Multi-omics Auto-discovery

U-Chrom can expose an agent-readable schema directly from a .h5cd file. The schema is stored in cdata.uns["auto_discovery_schema"], so discovery agents can reason from the same object that downstream analyses load.

Schema

from uchrom import ChromData

cdata = ChromData.read("takei2025_cerebellum_rep1.h5cd")
schema = cdata.build_discovery_schema(store=True)
print(cdata.describe_for_agent())
cdata.write("takei2025_cerebellum_rep1.h5cd")

The schema records:

  • axes: spot, trace, cell, marker, gene

  • modalities: chromatin tracing, IF tracks, cell metadata, linked RNA

  • field catalogs: spots, tracks, cells, cellm, linked_adata

  • known missing data, such as raw RNA spot geometry or scRNA reference

  • recommended verification checks for generated parameters

Runner

The local runner performs:

h5cd schema -> idea generation -> schema review -> notebook creation
-> notebook execution -> verification -> report

Run the default PantheonOS-agent backend:

MPLBACKEND=Agg python -m uchrom.auto_discovery run data.h5cd runs/pantheon \
  --model openai/gpt-5.5 \
  --idea-agent-count 3 \
  --notebook-agent-concurrency 3 \
  --max-ideas 4

The PantheonOS backend creates two agent stages. Idea agents receive only file access to the serialized h5cd discovery schema. Accepted ideas are converted into scaffold notebooks, then notebook agents receive file access plus live notebook tools. They can read the notebook, insert Markdown notes, insert or update code cells, execute cells, inspect outputs, and refine the analysis inside the notebook. The runner then re-executes the final notebook from top to bottom and verifies the outputs for reproducibility.

Notebook agents are instructed to produce a quantitative matplotlib figure for each verified idea. The scaffold and lightweight runner executor force matplotlib to the non-interactive Agg backend so batch/doc runs do not open local GUI windows. For large batches, keep graphical abstract generation decoupled from notebook verification; generated schematics should be added as a separate low-concurrency post-processing pass so image-generation latency cannot block statistical exploration.

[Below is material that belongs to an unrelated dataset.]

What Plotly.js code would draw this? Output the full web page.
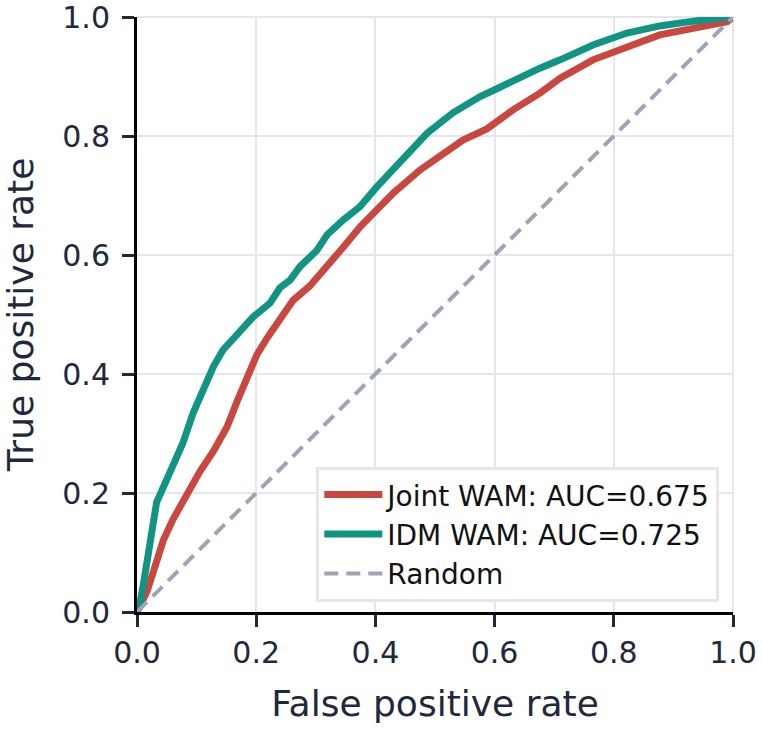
<!DOCTYPE html>
<html>
<head>
<meta charset="utf-8">
<script src="https://cdn.plot.ly/plotly-3.0.1.min.js"></script>
<style>
  html, body { margin: 0; padding: 0; background: #fff; }
  #chart { width: 762px; height: 730px; }
</style>
</head>
<body>
<div id="chart"></div>
<script>
// ROC curves for the two world-action models, plus the chance diagonal
const jointFpr = [0, 0.008, 0.017, 0.025, 0.034, 0.044, 0.06, 0.077, 0.094, 0.106, 0.128, 0.151, 0.168, 0.185, 0.201, 0.218, 0.235, 0.262, 0.29, 0.319, 0.346, 0.374, 0.402, 0.43, 0.475, 0.508, 0.547, 0.587, 0.631, 0.676, 0.71, 0.765, 0.822, 0.877, 0.933, 0.99, 1];
const jointTpr = [0, 0.015, 0.035, 0.06, 0.09, 0.12, 0.155, 0.186, 0.212, 0.237, 0.27, 0.311, 0.354, 0.393, 0.432, 0.46, 0.486, 0.524, 0.548, 0.58, 0.613, 0.647, 0.676, 0.704, 0.743, 0.765, 0.793, 0.812, 0.844, 0.872, 0.897, 0.928, 0.95, 0.97, 0.981, 0.992, 1];

const idmFpr = [0, 0.005, 0.01, 0.017, 0.022, 0.027, 0.033, 0.039, 0.06, 0.077, 0.094, 0.111, 0.128, 0.144, 0.173, 0.195, 0.223, 0.24, 0.257, 0.273, 0.302, 0.319, 0.346, 0.374, 0.402, 0.43, 0.453, 0.487, 0.53, 0.575, 0.609, 0.643, 0.676, 0.71, 0.765, 0.822, 0.877, 0.933, 0.99, 1];
const idmTpr = [0, 0.015, 0.042, 0.087, 0.13, 0.162, 0.185, 0.198, 0.244, 0.284, 0.334, 0.373, 0.412, 0.44, 0.474, 0.496, 0.519, 0.545, 0.558, 0.58, 0.608, 0.634, 0.659, 0.681, 0.714, 0.743, 0.771, 0.805, 0.839, 0.866, 0.882, 0.899, 0.914, 0.928, 0.953, 0.973, 0.985, 0.993, 0.998, 1];

const randomFpr = [0, 1];
const randomTpr = [0, 1];

const seriesNames = ['Joint WAM: AUC=0.675', 'IDM WAM: AUC=0.725', 'Random'];
const tickValues = [0, 0.2, 0.4, 0.6, 0.8, 1.0];
const tickLabels = ['0.0', '0.2', '0.4', '0.6', '0.8', '1.0'];

const textColor = '#1e293b';
const gridColor = '#e5e7eb';
const fontFamily = '"DejaVu Sans", Verdana, sans-serif';

const traces = [
  {
    x: jointFpr, y: jointTpr, name: seriesNames[0],
    type: 'scatter', mode: 'lines',
    line: { color: '#c9473e', width: 7 },
    cliponaxis: false
  },
  {
    x: idmFpr, y: idmTpr, name: seriesNames[1],
    type: 'scatter', mode: 'lines',
    line: { color: '#129482', width: 7 },
    cliponaxis: false
  },
  {
    x: randomFpr, y: randomTpr, name: seriesNames[2],
    type: 'scatter', mode: 'lines',
    line: { color: '#9ca4b5', width: 4, dash: '14px,8px' }
  }
];

function axisStyle(titleText) {
  return {
    range: [0, 1],
    tickvals: tickValues,
    ticktext: tickLabels,
    ticks: 'outside',
    ticklen: 12,
    tickwidth: 3,
    tickcolor: textColor,
    tickfont: { family: fontFamily, size: 30, color: textColor },
    ticklabeloverflow: 'allow',
    showline: true,
    linecolor: '#000000',
    linewidth: 3,
    showgrid: true,
    gridcolor: gridColor,
    gridwidth: 2,
    zeroline: false,
    fixedrange: true,
    layer: 'above traces',
    title: { text: titleText, font: { family: fontFamily, size: 36, color: textColor } }
  };
}

const xaxis = axisStyle('False positive rate');
xaxis.title.standoff = 22;
const yaxis = axisStyle('True positive rate');
yaxis.title.standoff = 18;
yaxis.ticklabelstandoff = 6;

// grid lines along the far edges of the plot area (top and right)
const edgeGrid = [
  { type: 'line', xref: 'paper', yref: 'paper', x0: 0, x1: 1, y0: 1, y1: 1, layer: 'below',
    line: { color: gridColor, width: 2 } },
  { type: 'line', xref: 'paper', yref: 'paper', x0: 1, x1: 1, y0: 0, y1: 1, layer: 'below',
    line: { color: gridColor, width: 2 } }
];

const layout = {
  width: 762,
  height: 730,
  margin: { l: 137, r: 29, t: 17, b: 118 },
  paper_bgcolor: '#ffffff',
  plot_bgcolor: '#ffffff',
  font: { family: fontFamily, color: textColor },
  xaxis: xaxis,
  yaxis: yaxis,
  shapes: edgeGrid,
  showlegend: true,
  legend: {
    x: 0.977, xanchor: 'right',
    y: 0.017, yanchor: 'bottom',
    bgcolor: '#ffffff',
    bordercolor: gridColor,
    borderwidth: 3,
    font: { family: fontFamily, size: 28, color: '#111111' },
    itemwidth: 58,
    tracegroupgap: 0
  }
};

Plotly.newPlot('chart', traces, layout, { displayModeBar: false, staticPlot: true });
</script>
</body>
</html>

For direct backend debugging, the lower-level OpenAI path remains available:

python -m uchrom.auto_discovery run data.h5cd runs/openai \
  --idea-source openai \
  --code-source openai \
  --model gpt-5.5 \
  --reasoning-effort medium \
  --max-ideas 4

Each run writes:

  • ideas.jsonl

  • reviews.jsonl

  • results.jsonl

  • agent_records.jsonl

  • report.md

  • one notebook per accepted idea under notebooks/

Verified Notebook Exports

The Takei 2025 tutorial build includes standalone HTML exports from a completed 20-idea Pantheon notebook-agent batch. The batch generated 20 ideas, accepted 20 after h5cd schema review, executed 20 notebooks, and U-Chrom re-executed/verified all 20 with explicit hypothesis tests and saved statistical figures.

The exported notebooks intentionally separate quantitative verification from optional schematic generation. Main exploration notebooks include statistical matplotlib figures; generated graphical abstracts should be added by a separate low-concurrency post-processing pass when needed.

Notebook-first Code Agent

The code agent is not limited to a fixed tool registry. It can generate free-form Python, but the exploration is auditable because every accepted idea gets a notebook with:

  • a readable Markdown idea brief generated by the idea agent

  • data/schema checks

  • agent-authored Markdown notes and executable analysis cells

  • an explicit hypothesis test with null/alternative hypotheses, test method, p-value, effect size, and sample-size/context notes

  • a statistical matplotlib figure explaining the observed parameter

  • an optional post-processed scientific schematic / graphical abstract

  • result table output

  • verification summary

Successful notebook code can later be promoted into stable modules such as uchrom.fea or uchrom.strc.

PantheonOS

uchrom.auto_discovery.pantheon implements the default agent orchestration used by run_auto_discovery. PantheonOS is kept as an optional runtime dependency of U-Chrom itself, but the Pantheon backend requires pantheon-agents to be installed in the environment that runs the agents.

The backend is model-provider agnostic at the Pantheon layer. The example above uses openai/gpt-5.5, but any Pantheon-supported model string can be passed with --model.